The presence of these thinkers as authorities legitimizing 

Simonsen’s speech may be an indication that he was  

in tune with the German traditions of economic thought, 

incorporating elements of historicism, nationalism and 

social reformism.

Roberto Simonsen resorted to German authors in 

other opportunities. In 1931, in a speech delivered at the 

Mackenzie College, in São Paulo, he presented himself 

as a follower of Friedrich List’s protectionism, and in 

his book Economic history of Brazil (1937) he referred 

to arguments developed by Gustav Schmoller. German 

traditions of economic thought were not the only source 

of inspiration for Simonsen, as he was influenced by 

various intellectual tendencies, but they played an 

important role in his thinking, the parliamentary  

address of 1935 being an example of this.
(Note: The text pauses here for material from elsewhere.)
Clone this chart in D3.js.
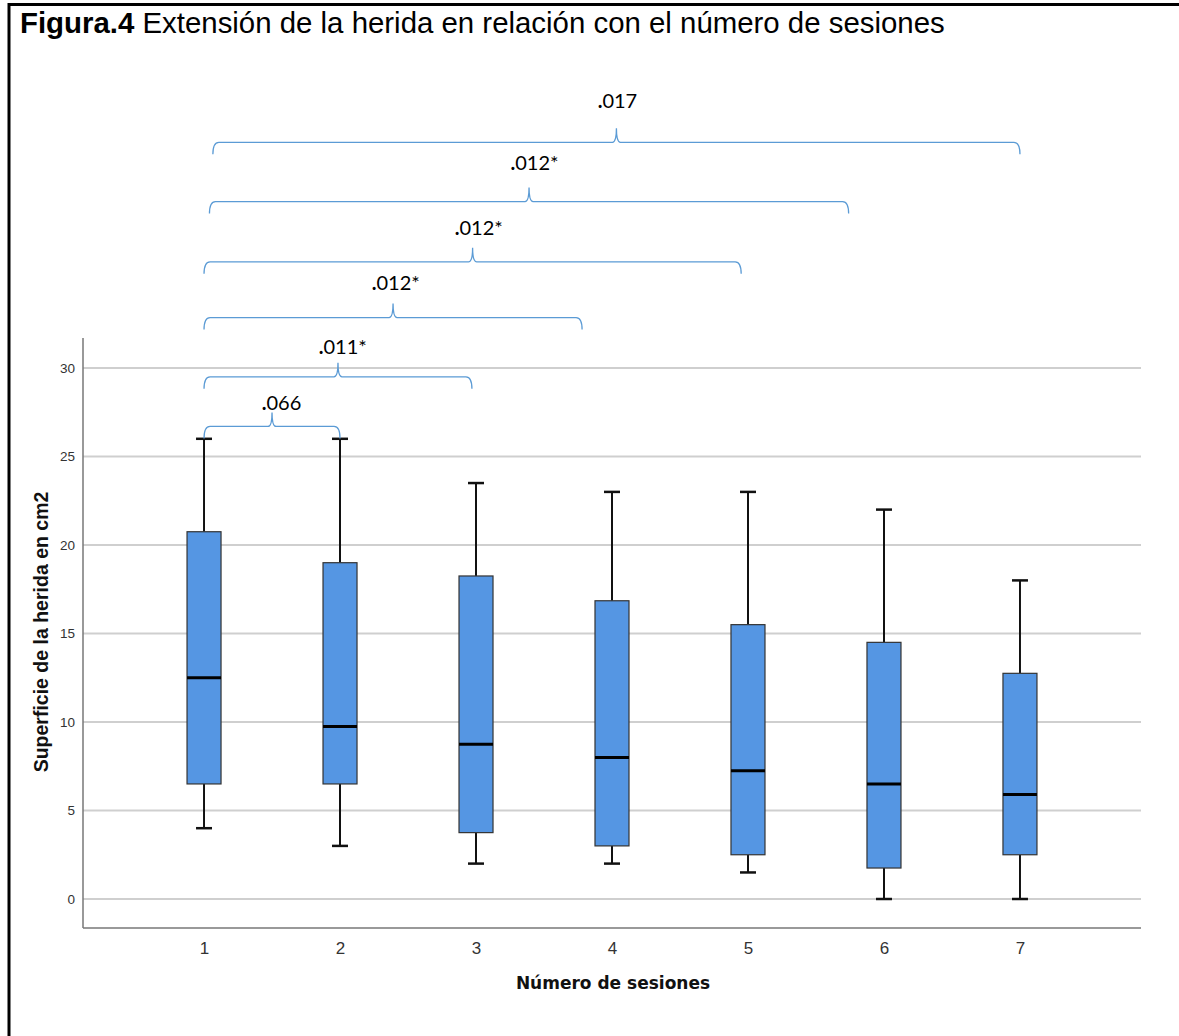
<!DOCTYPE html>
<html>
<head>
<meta charset="utf-8">
<script src="https://cdn.jsdelivr.net/npm/d3@7"></script>
<style>
  body { margin: 0; background: #fff; }
  svg { display: block; }
</style>
</head>
<body>
<div id="chart"></div>
<script>
// Data
const sessions = ["1", "2", "3", "4", "5", "6", "7"];
const whiskerLow = [4, 3, 2, 2, 1.5, 0, 0];
const q1 = [6.5, 6.5, 3.75, 3, 2.5, 1.75, 2.5];
const median = [12.5, 9.75, 8.75, 8, 7.25, 6.5, 5.9];
const q3 = [20.75, 19, 18.25, 16.85, 15.5, 14.5, 12.75];
const whiskerHigh = [26, 26, 23.5, 23, 23, 22, 18];
const yTicks = [0, 5, 10, 15, 20, 25, 30];

// Pairwise comparison brackets (start/end in session units, levels in cm2 units)
const bracketFrom = [1, 1, 1, 1, 1.04, 1.065];
const bracketTo = [2, 2.97, 3.78, 4.95, 5.74, 7];
const bracketLevel = [26.7, 29.5, 32.85, 36.0, 39.4, 42.75];
const bracketLabelAt = [1.57, 2.02, 2.41, 3.02, 3.43, 4.04];
const bracketLabelLevel = [27.6, 30.8, 34.4, 37.5, 41.2, 44.7];
const bracketLabels = [".066", ".011*", ".012*", ".012*", ".012*", ".017"];

const width = 1179, height = 1036;
const plot = { left: 83, right: 1141, top: 338, bottom: 928 };

const svg = d3.select("#chart").append("svg")
  .attr("width", width)
  .attr("height", height);

// Frame (left and top rules of the figure box)
svg.append("line").attr("x1", 9).attr("x2", 9).attr("y1", 3).attr("y2", height)
  .attr("stroke", "#000").attr("stroke-width", 3);
svg.append("line").attr("x1", 8).attr("x2", width).attr("y1", 4.5).attr("y2", 4.5)
  .attr("stroke", "#000").attr("stroke-width", 3);

// Title
const title = svg.append("text")
  .attr("x", 20).attr("y", 33)
  .style("font-family", "Liberation Sans, Arial, sans-serif")
  .style("font-size", "29.4px")
  .attr("fill", "#000");
title.append("tspan").style("font-weight", "bold").text("Figura.4");
title.append("tspan").text(" Extensión de la herida en relación con el número de sesiones");

// Scales
const x = d3.scalePoint()
  .domain(sessions)
  .range([plot.left, plot.right])
  .padding(0.89);

const xNum = d3.scaleLinear()
  .domain([1, 7])
  .range([x("1"), x("7")]);

const y = d3.scaleLinear()
  .domain([0, 30])
  .range([899, 368]);

// Gridlines
svg.append("g")
  .selectAll("line")
  .data(yTicks)
  .join("line")
  .attr("x1", plot.left).attr("x2", plot.right)
  .attr("y1", d => y(d)).attr("y2", d => y(d))
  .attr("stroke", "#cfcfcf")
  .attr("stroke-width", 2);

// Y axis
const yAxis = svg.append("g")
  .attr("transform", `translate(${plot.left},0)`)
  .call(d3.axisLeft(y).tickValues(yTicks).tickSize(0).tickPadding(8));
yAxis.select(".domain").remove();
yAxis.selectAll("text")
  .style("font-family", "Liberation Sans, Arial, sans-serif")
  .style("font-size", "13.5px")
  .attr("fill", "#333");

svg.append("line")
  .attr("x1", plot.left).attr("x2", plot.left)
  .attr("y1", plot.top).attr("y2", plot.bottom)
  .attr("stroke", "#777").attr("stroke-width", 1.5);

// X axis
const xAxis = svg.append("g")
  .attr("transform", `translate(0,${plot.bottom})`)
  .call(d3.axisBottom(x).tickSize(0).tickPadding(14));
xAxis.select(".domain").remove();
xAxis.selectAll("text")
  .style("font-family", "Liberation Sans, Arial, sans-serif")
  .style("font-size", "17px")
  .attr("fill", "#333");

svg.append("line")
  .attr("x1", plot.left).attr("x2", plot.right)
  .attr("y1", plot.bottom).attr("y2", plot.bottom)
  .attr("stroke", "#777").attr("stroke-width", 1.5);

// Axis titles
svg.append("text")
  .attr("transform", `translate(48,632) rotate(-90)`)
  .attr("text-anchor", "middle")
  .style("font-family", "Liberation Sans, Arial, sans-serif")
  .style("font-size", "19.5px")
  .style("font-weight", "bold")
  .attr("fill", "#111")
  .text("Superficie de la herida en cm2");

svg.append("text")
  .attr("x", 613).attr("y", 989)
  .attr("text-anchor", "middle")
  .style("font-family", "DejaVu Sans, sans-serif")
  .style("font-size", "17px")
  .style("font-weight", "bold")
  .attr("fill", "#111")
  .text("Número de sesiones");

// Boxes
const boxW = 34, capW = 16;
const boxes = svg.append("g")
  .selectAll("g")
  .data(sessions.map((s, i) => ({ s, lo: whiskerLow[i], q1: q1[i], med: median[i], q3: q3[i], hi: whiskerHigh[i] })))
  .join("g")
  .attr("transform", d => `translate(${x(d.s)},0)`);

boxes.append("line")
  .attr("y1", d => y(d.hi)).attr("y2", d => y(d.q3))
  .attr("stroke", "#111").attr("stroke-width", 2);
boxes.append("line")
  .attr("y1", d => y(d.q1)).attr("y2", d => y(d.lo))
  .attr("stroke", "#111").attr("stroke-width", 2);
boxes.append("line")
  .attr("x1", -capW / 2).attr("x2", capW / 2)
  .attr("y1", d => y(d.hi)).attr("y2", d => y(d.hi))
  .attr("stroke", "#111").attr("stroke-width", 2.5);
boxes.append("line")
  .attr("x1", -capW / 2).attr("x2", capW / 2)
  .attr("y1", d => y(d.lo)).attr("y2", d => y(d.lo))
  .attr("stroke", "#111").attr("stroke-width", 2.5);
boxes.append("rect")
  .attr("x", -boxW / 2).attr("width", boxW)
  .attr("y", d => y(d.q3))
  .attr("height", d => y(d.q1) - y(d.q3))
  .attr("fill", "#5596e3")
  .attr("stroke", "#333")
  .attr("stroke-width", 1.2);
boxes.append("line")
  .attr("x1", -boxW / 2).attr("x2", boxW / 2)
  .attr("y1", d => y(d.med)).attr("y2", d => y(d.med))
  .attr("stroke", "#000").attr("stroke-width", 3);

// Curly brackets with p-values
const drop = 12, peak = 14, r = 6;
function bracePath(x0, x1, yh) {
  const xm = (x0 + x1) / 2;
  return `M${x0},${yh + drop} Q${x0},${yh} ${x0 + r},${yh} L${xm - 4},${yh} ` +
    `Q${xm},${yh} ${xm},${yh - peak} Q${xm},${yh} ${xm + 4},${yh} ` +
    `L${x1 - r},${yh} Q${x1},${yh} ${x1},${yh + drop}`;
}

const brackets = svg.append("g")
  .selectAll("g")
  .data(bracketLabels.map((label, i) => ({
    label, from: bracketFrom[i], to: bracketTo[i], level: bracketLevel[i],
    at: bracketLabelAt[i], labelLevel: bracketLabelLevel[i]
  })))
  .join("g");

brackets.append("path")
  .attr("d", d => bracePath(xNum(d.from), xNum(d.to), y(d.level)))
  .attr("fill", "none")
  .attr("stroke", "#5b9bd5")
  .attr("stroke-width", 1.3);

const lbl = brackets.append("text")
  .attr("x", d => xNum(d.at))
  .attr("y", d => y(d.labelLevel))
  .attr("text-anchor", "middle")
  .style("font-family", "Lato, sans-serif")
  .style("font-size", "20px")
  .attr("fill", "#000");
lbl.append("tspan").style("font-weight", "bold").text(".");
lbl.append("tspan").text(d => d.label.slice(1));
</script>
</body>
</html>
Now turning to some particular arguments 

presented by Simonsen in the speech, an important 

point was the connection between foreign trade and 

international capital. He considered the presence of 

external capital in Brazil to be inevitable, given the 

historical scarcity of national capital. In addition, foreign 

capital had, according to him, brought a considerable 

impulse to the country’s economic progress. The problem 

was that this foreign investment resulted in ever growing 

remittances, which had to be covered with enduring 

balance of trade surpluses. The eventual decrease of these 

positive results, historically attached to the cyclical sales 

of the primary commodities Brazil exported, would cause 

the flow of foreign capital to cease.